Although I disagree with Lilla on several points, for the sake of brevity I will only address two in this article. First, Lilla portrays identity politics as an exclusively liberal phenomenon, a claim that initially seems rather baffling. The Republican Party’s commitment to preserving their support among white evangelical Christians — best exemplified in former Arkansas Governor Mike Huckabee proclaiming the U.S. is “moving rapidly toward the criminalization of Christianity” is a clear example of identity politics’ nonpartisan appeal. Surely, an informative discussion of identity politics would mention Evangelical Christians and white working-class voters in addition to African-Americans, Latinos and other minority communities that are often associated with the term. However, Lilla alleges identity politics largely dismisses the first two aforementioned groups.

This leads to my second point. Lilla perceives identity politics as a recent occurrence. In reality, nothing could be further from the truth. Throughout the 20th century, politicians on both sides of the aisle consistently used identity politics to mobilize specific voter blocs, and their decision to do so has often been rewarded politically. Lyndon Johnson’s embrace of the Civil Rights Movement contributed to African Americans abandoning the Republican Party, while Richard Nixon subsequently exploited this decision to court southern white voters and end the Democrats’ traditional hold of the South. Even Ronald Reagan, who Lilla praises for eschewing identity politics in favor of embracing commonality, can be seen as seeking to directly appeal to white northern voters when his campaign dismissed school busing as a failed social experiment using children as “guinea pigs.”

Surely, there is nothing wrong with embracing a sense of commonality, especially at a time in which partisanship and political animosity are at record highs. However, there are ample reasons to question the practicality of dismissing identity politics altogether. In the past few years discrimination on the basis of sexual orientation has been legally condoned and racial tensions in Ferguson and Baltimore erupted into riots reminiscent of the 1960s. It is not surprising that individuals affected by these developments would expect their elected officials to explicitly acknowledge them. Failing to do so merely compounds existing feelings of resentment and social exclusion in historically marginalized communities.

Last November’s loss certainly warrants a thorough reassessment of the Democratic Party’s strategy. Over the years, the party has failed to consider the interests of coal miners, factory workers and other working class voters who have struggled to compete in an increasingly globalized economy. This failure has directly contributed to Donald Trump’s appeal in the traditionally blue states of the Midwest, despite the possibility that his policies may worsen the economic hardships facing these very communities. Moving forward, the next Democratic National Committee chairman must prioritize efforts to reach out to this voter base and expand the party’s appeal beyond its existing urban strongholds.

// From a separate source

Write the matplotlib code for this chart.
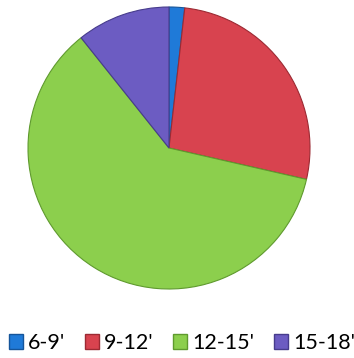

However, the party must avoid succumbing to the emotionally charged panic that often accompanies a loss in a general election. Identity liberalism is not dead, nor is there any reason to suspect it will wane within the near future. It is also worth noting that the party so often credited for eschewing identity politics has effectively confined itself to a small voter base that makes up a dwindling proportion of the overall electorate. It is doubtful such a strategy will remain viable in the long run.